The findings are part of an ongoing investigation and have not yet been peer-reviewed or published in a scientific journal, but Nasa announced them in a blog post Thursday morning.
"This is a pivotal moment, not only for Webb but also for astronomy in general," said Sasha Hinkley, associate professor of physics and astronomy at the University of Exeter. She is the principal scientist in an international team studying exoplanets.
HIP 65426 b was first discovered in 2017 by the European Southern Observatory’s Very Large Telescope, in Chile, which viewed the exoplanet in short wavelengths of infrared light; longer wavelengths of infrared light are blocked by Earth’s atmosphere for ground-based telescopes. Being space-based, Webb is able to access more of the infrared spectrum and see more details in distant planets.
Webb’s images are not the first direct images of exoplanets, as the Hubble Space Telescope has managed to take pictures of other alien worlds, but it is not easy — the intense brightness of a planet’s nearby star can hide the light coming from that exoplanet. The HIP 65426 b, for instance, is 10,000 times less bright than its star.
But HIP 65426 b orbits its star at a distance 100 times greater than the Earth does the Sun, which aided scientists in picking out the planet in Webb’s images. Webb’s instruments are also equipped with coronagraphs, devices that black out the disk of the distance star to reduce the glare and make finding and focusing on an exoplanet a little easier.
“It was really impressive how well the Webb coronagraphs worked to suppress the light of the host star,” Dr Hinkley said.
The images, taken with multiple filters and Webb’s Near-infrared camera (Nircam) and Mid-infrared instrument (Miri), are just the first among what scientists hope will be a long string of exoplanet images and discoveries made possible by the new space telescope. The images come on the heels of a new analysis of one of Webb’s first observations, a spectrum of light from the exoplanet Wasp 39b, which revealed the presence of carbon dioxide in an alien world’s atmosphere for the first time.

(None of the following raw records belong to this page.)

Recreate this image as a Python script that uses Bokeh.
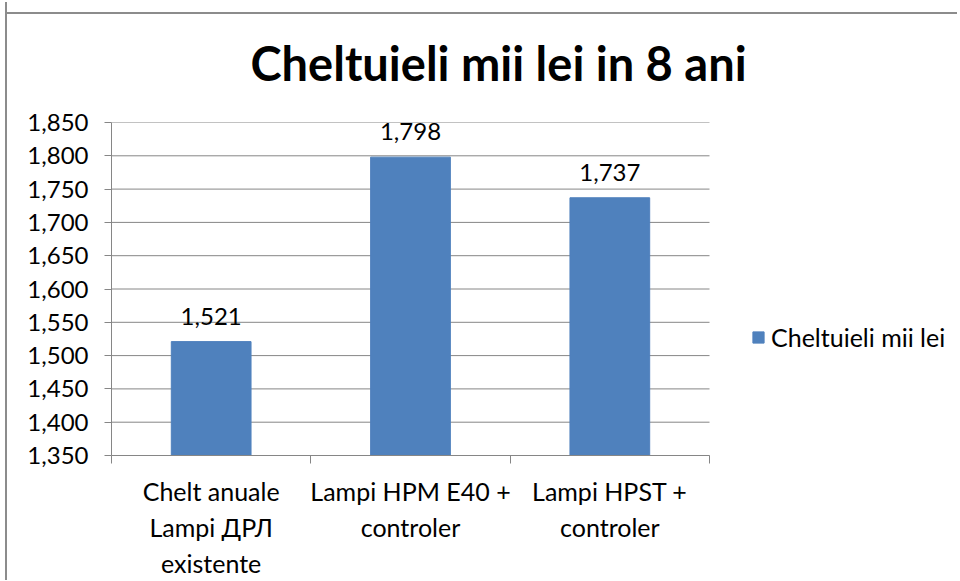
from bokeh.plotting import figure
from bokeh.models import (ColumnDataSource, FixedTicker, NumeralTickFormatter,
                          Legend, LegendItem, Range1d)
from bokeh.embed import file_html
from bokeh.resources import INLINE
from bokeh.core.properties import value

# ---- data ----
categories = ["Chelt anuale\nLampi ДРЛ\nexistente",
              "Lampi HPM E40 +\ncontroler",
              "Lampi HPST +\ncontroler"]
values = [1521, 1798, 1737]
series_name = "Cheltuieli mii lei"
title_text = "Cheltuieli mii lei in 8 ani"
y_ticks = [1350, 1400, 1450, 1500, 1550, 1600, 1650, 1700, 1750, 1800, 1850]

FONT = "Lato"
GRAY = "#868686"
BLUE = "#4F81BD"

# ---- layout (pixels) ----
W, H = 952, 578
ML, MT, MB = 104, 120, 123
FRAME_R = 702          # where the category area ends, in canvas pixels
N = len(categories)
x_end = N * (W - ML) / (FRAME_R - ML)   # frame extends to the right edge (room for legend)

xs = [i + 0.5 for i in range(N)]
src = ColumnDataSource(dict(x=xs, top=values, lab=[f"{v:,}" for v in values]))
grid_src = ColumnDataSource(dict(y=y_ticks))

p = figure(width=W, height=H, output_backend="svg", toolbar_location=None,
           x_range=Range1d(0, x_end), y_range=Range1d(y_ticks[0], y_ticks[-1]),
           min_border_left=ML, min_border_right=0, min_border_top=MT,
           min_border_bottom=MB)
p.styles = {"border-left": "2px solid #8c8c8c",
            "margin-left": "5px", "margin-top": "2px",
            "background": "linear-gradient(#8c8c8c, #8c8c8c) 0 10px / 100% 2px no-repeat"}
p.outline_line_color = None
p.background_fill_color = "white"
p.border_fill_alpha = 0
p.xgrid.grid_line_color = None
p.ygrid.grid_line_color = None

# horizontal gridlines limited to the category area
p.segment(x0=0, x1=N, y0="y", y1="y", source=grid_src, line_color=GRAY,
          line_width=1, level="underlay")

bars = p.vbar(x="x", top="top", bottom=y_ticks[0], width=0.4, source=src,
              fill_color=BLUE, line_color=BLUE)
p.text(x="x", y="top", text="lab", source=src, y_offset=-17,
       text_align="center", text_baseline="bottom", text_font=value(FONT),
       text_font_size="24px", text_color="black")

# title
p.title.text = title_text
p.title.align = "left"
p.title.vertical_align = "top"
p.title.offset = 139
p.title.standoff = 60
p.title.text_font = FONT
p.title.text_font_size = "47px"
p.title.text_font_style = "bold"
p.title.text_color = "black"

# y axis
p.yaxis.ticker = FixedTicker(ticks=y_ticks)
p.yaxis.formatter = NumeralTickFormatter(format="0,0")
p.yaxis.axis_line_color = GRAY
p.yaxis.major_tick_line_color = GRAY
p.yaxis.major_tick_out = 7
p.yaxis.major_tick_in = 0
p.yaxis.minor_tick_line_color = None
p.yaxis.major_label_standoff = 16
p.yaxis.major_label_text_font = FONT
p.yaxis.major_label_text_font_size = "24px"
p.yaxis.major_label_text_color = "black"

# x axis
p.xaxis.bounds = (0, N)
p.xaxis.ticker = FixedTicker(ticks=xs, minor_ticks=list(range(N + 1)))
p.xaxis.major_label_overrides = {x: c for x, c in zip(xs, categories)}
p.xaxis.axis_line_color = GRAY
p.xaxis.major_tick_line_color = None
p.xaxis.major_tick_out = 0
p.xaxis.major_tick_in = 0
p.xaxis.minor_tick_line_color = GRAY
p.xaxis.minor_tick_out = 8
p.xaxis.minor_tick_in = 0
p.xaxis.major_label_standoff = 12
p.xaxis.major_label_text_font = FONT
p.xaxis.major_label_text_font_size = "25px"
p.xaxis.major_label_text_color = "black"

legend = Legend(items=[LegendItem(label=series_name, renderers=[bars])],
                location=(640, 103), border_line_color=None, background_fill_alpha=0,
                padding=0, margin=0, glyph_width=14, glyph_height=14, label_standoff=6,
                label_text_font=FONT, label_text_font_size="25px", label_text_color="black")
p.add_layout(legend)

open("out.html", "w").write(file_html(p, INLINE))
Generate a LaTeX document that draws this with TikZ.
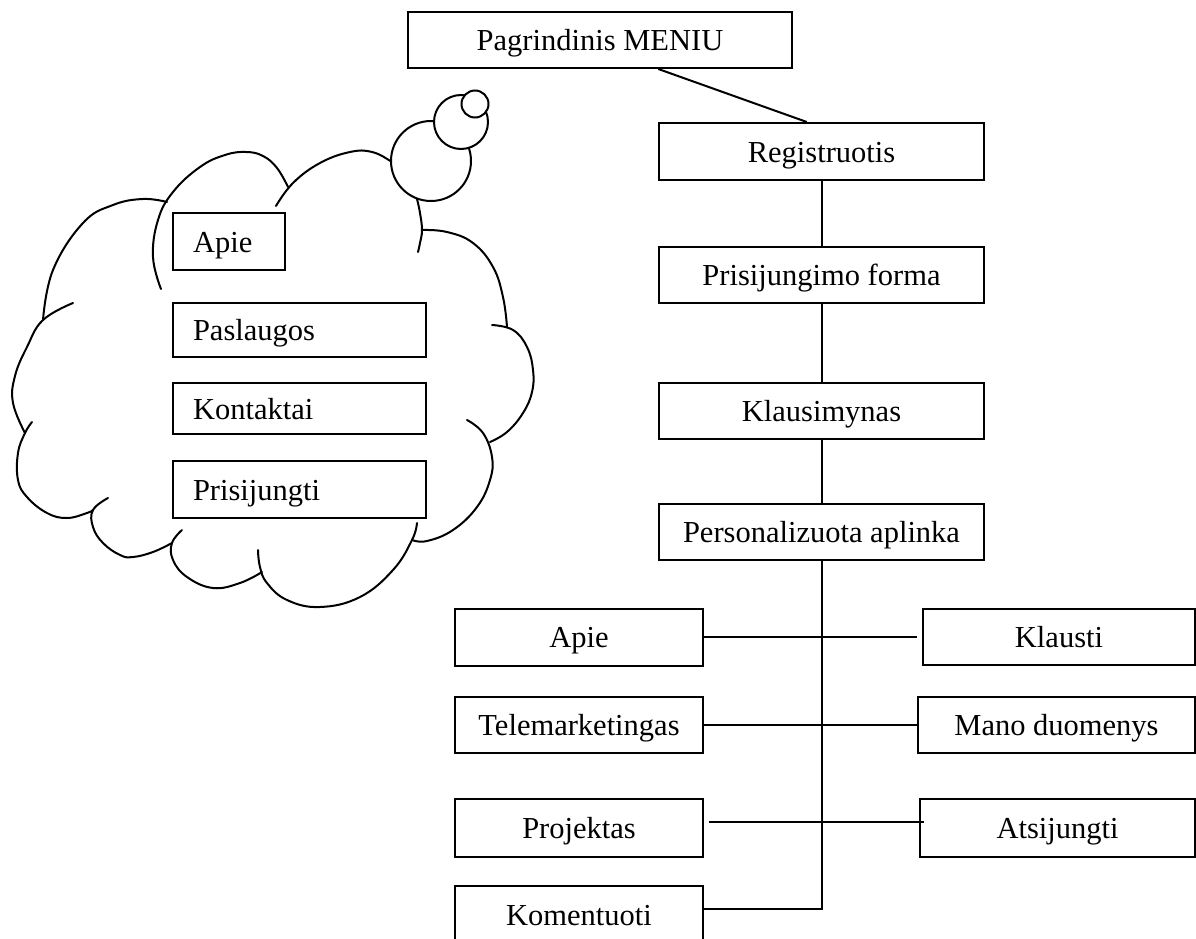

“I think what’s most exciting is that we’ve only just begun,” University of California, Santa Cruz post doctoral researcher Aarynn Carter, who analyzed the new Webb images of HIP 65426 b, said in a statement. “There are many more images of exoplanets to come that will shape our overall understanding of their physics, chemistry, and formation. We may even discover previously unknown planets, too.”